We’ve got the family coming for Easter and although they’re far too polite to demand a particular menu, their eyes tend to light up when they’re presented with roast lamb. Over the years I’ve cooked it in umpteen different ways. These are some of my favourites … and I’ve thrown in a few extra Easter recipes for good measure. Now’s the time to make your shopping list …
Lemony, garlicky, herby Greek roast lamb is a real winner – generations of yiayias can’t be wrong. Marinade it overnight if you can, then roast baby new potatoes along with the meat. Years ago, it would been put it in the village bread oven while your Greek granny shamed you into going to church, but gas or electric cookers can still produce a flavours that will wow your guests.
Mechoui is a slow-roast Moroccan dish and it is utterly delicious, rubbed and basted with a spiced butter. It uses lamb shoulder, a bit cheaper than leg, and it absolutely melts in the mouth after its low, slow cooking.
Want a more traditionally British roast? How about this slow-roast shoulder with garlic and rosemary? There’s a bonus recipe in this post for spicy Shepherd’s Pie.

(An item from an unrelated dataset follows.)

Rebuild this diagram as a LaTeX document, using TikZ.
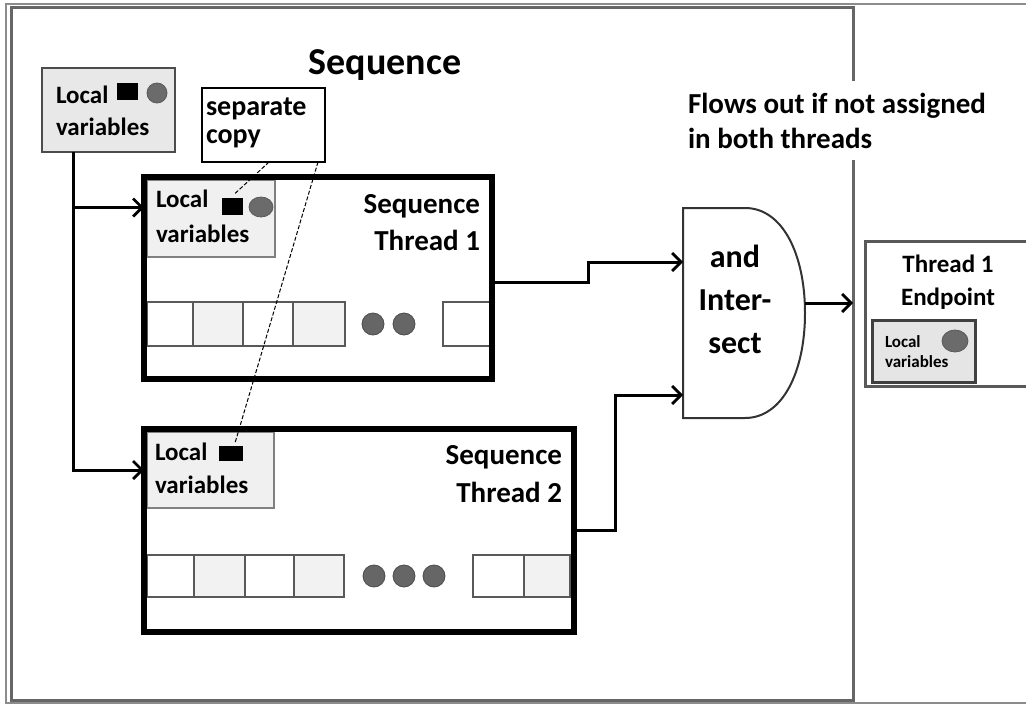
\documentclass[tikz,border=0pt]{standalone}
\usepackage{fontspec}
\setmainfont{Carlito}
\usetikzlibrary{arrows.meta}
\begin{document}
\begin{tikzpicture}[x=1pt,y=-1pt,
  every node/.style={inner sep=0pt,outer sep=0pt},
  arr/.style={line width=3pt,-{Straight Barb[length=9pt,width=18pt,line width=2.8pt]}},
  tbox/.style={draw=black,line width=6pt,fill=white,rectangle},
  lvout/.style={draw=black!70,line width=2.5pt,fill=black!9,rectangle},
  lvin/.style={draw=black!50,line width=1.5pt,fill=black!6,rectangle},
  lvtxt/.style={font=\bfseries\fontsize{25}{33}\selectfont,align=left,anchor=base west},
  lbl/.style={font=\bfseries\fontsize{29}{37}\selectfont,align=right,anchor=base east},
  sq/.style={fill=black,rectangle},
  blobc/.style={fill=black!58,draw=black!65,line width=0.8pt},
  cellw/.style={draw=black!65,line width=2pt,fill=white},
  cellg/.style={draw=black!65,line width=2pt,fill=black!5},
  dotc/.style={fill=black!60,draw=black!70,line width=0.8pt},
  dashln/.style={line width=1pt,dash pattern=on 4pt off 2pt}
]
\useasboundingbox (0,0) rectangle (1026,704);

% frames
\draw[black!45,line width=1.5pt] (6,4) rectangle (1034,703);
\node[draw=black!60,line width=3pt,minimum width=842pt,minimum height=693pt] (seq) at (432,353.5) {};
\node[font=\bfseries\fontsize{38}{44}\selectfont,anchor=base] (title) at (385,74) {Sequence};
\node[font=\bfseries\fontsize{29}{35}\selectfont,align=left,anchor=base west,fill=white,inner ysep=12pt] (flows) at (688,148) {Flows out if not assigned\\in both threads};

% top-left local variables
\node[lvout,minimum width=133pt,minimum height=84pt] (lv0) at (108.5,110) {};
\node[lvtxt,font=\bfseries\fontsize{25}{32}\selectfont] (lv0t) at (56,135) {Local\\variables};
\node[sq,minimum width=21pt,minimum height=17pt] (sq0) at (127.5,91.5) {};
\fill[blobc] (157,93) circle[radius=10pt];

% separate copy
\node[draw=black,line width=1.2pt,minimum width=123pt,minimum height=74pt,fill=white] (sep) at (263.5,125) {};
\node[font=\bfseries\fontsize{28}{28}\selectfont,align=left,anchor=base west] (sept) at (206,143) {separate\\copy};

% thread 1
\node[tbox,minimum width=348pt,minimum height=202pt] (t1) at (318,278) {};
\node[lvin,minimum width=128pt,minimum height=77pt] (lv1) at (211,218.5) {};
\node[lvtxt,font=\bfseries\fontsize{25}{35}\selectfont] (lv1t) at (156,242) {Local\\variables};
\node[sq,minimum width=21pt,minimum height=17pt] (sq1) at (232.5,206.5) {};
\fill[blobc] (261,207) ellipse[x radius=12pt,y radius=10pt];
\node[lbl] (t1l) at (480,250) {Sequence\\Thread 1};
\draw[cellw] (147,302) rectangle (193,346);
\draw[cellg] (193,302) rectangle (243,346);
\draw[cellw] (243,302) rectangle (293,346);
\draw[cellg] (293,302) rectangle (345,346);
\draw[cellw] (443,302) rectangle (490,346);
\fill[dotc] (373,324) circle[radius=11pt];
\fill[dotc] (404,324) circle[radius=11pt];
\draw[line width=6pt] (t1.north west) rectangle (t1.south east);

% thread 2
\node[tbox,minimum width=430pt,minimum height=203pt] (t2) at (359,530.5) {};
\node[lvin,minimum width=127pt,minimum height=76pt] (lv2) at (210.5,470) {};
\node[lvtxt] (lv2t) at (155,493) {Local\\variables};
\node[sq,minimum width=24pt,minimum height=15pt] (sq2) at (231,453.5) {};
\node[lbl,font=\bfseries\fontsize{29}{38}\selectfont] (t2l) at (562,502) {Sequence\\Thread 2};
\draw[cellw] (147,555) rectangle (194,597);
\draw[cellg] (194,555) rectangle (245,597);
\draw[cellw] (245,555) rectangle (294,597);
\draw[cellg] (294,555) rectangle (344,597);
\draw[cellw] (473,555) rectangle (524,597);
\draw[cellg] (524,555) rectangle (570,597);
\fill[dotc] (374,576) circle[radius=11pt];
\fill[dotc] (404,576) circle[radius=11pt];
\fill[dotc] (434,576) circle[radius=11pt];
\draw[line width=6pt] (t2.north west) rectangle (t2.south east);

% gate
\node[minimum width=122pt,minimum height=210pt] (gate) at (744,313) {};
\draw[draw=black!80,line width=2pt,fill=white] (gate.north west) -- ++(62,0)
  .. controls +(38,0) and +(0,-58) .. (gate.east)
  .. controls +(0,58) and +(38,0) .. ([xshift=62pt]gate.south west)
  -- (gate.south west) -- cycle;
\node[font=\bfseries\fontsize{32}{43}\selectfont,align=center,anchor=base] (gatet) at (735,353) {and\\Inter-\\sect};

% endpoint
\node[draw=black!65,line width=3pt,minimum width=170pt,minimum height=145pt,fill=white] (ep) at (950,313.5) {};
\node[font=\bfseries\fontsize{25}{33}\selectfont,align=center,anchor=base] (ept) at (948,305) {Thread 1\\Endpoint};
\node[draw=black!75,line width=3pt,fill=black!10,minimum width=103pt,minimum height=62pt] (eplv) at (923.5,351) {};
\node[font=\bfseries\fontsize{17}{20}\selectfont,align=left,anchor=base west] (eplvt) at (885,367) {Local\\variables};
\fill[blobc] (955,341) ellipse[x radius=13pt,y radius=11pt];

% connectors
\coordinate (trunk) at ([xshift=-35.5pt]lv0.south);
\coordinate (b1) at ([yshift=11pt]lv1.west);
\draw[arr] (trunk) |- (t2.west |- lv2.west);
\draw[arr] (trunk |- b1) -- (t1.west |- b1);
\draw[arr] ([yshift=-4pt]t1.east) -- ++(96,0) |- ([yshift=51pt]gate.west);
\draw[arr] (t2.east) -- ++(41,0) |- ([yshift=-82pt]gate.west);
\draw[arr] ([yshift=10pt]gate.east) -- ([yshift=10pt]gate.east -| seq.east);
\draw[dashln] ([xshift=5.5pt]sep.south) -- ([xshift=2pt,yshift=4pt]sq1.north);
\draw[dashln] ([xshift=54.5pt]sep.south) -- ([xshift=4pt,yshift=3pt]sq2.north);
\end{tikzpicture}
\end{document}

Don’t want to cook a joint? Try this French Navarin of Lamb. It’s so light and spring-like and it utilises lamb belly, which is still a really cheap cut. Cook it the way I describe and it won’t be the least bit fatty. Or splash out on a Herbed Rack of Lamb if you want a more premium cut.
Only two of you? A lamb rump is a really good cut, inexpensive, just the right size for two people and is beautifully juicy and flavourful. Have a look at my recipes for lamb with salsa verde or lamb rump with sauce soubise. If you’re cooking for one, either sauce works well with lamb chops, too.
Finally, some sweet things to keep the hunger pangs at bay … Italian Easter Flower Pot Bread is a sweet, citrusy, yeasted bread. You don’t have to make it in flower pots!
Whatever you choose to cook and however you spend your Easter, I wish you all a very happy holiday.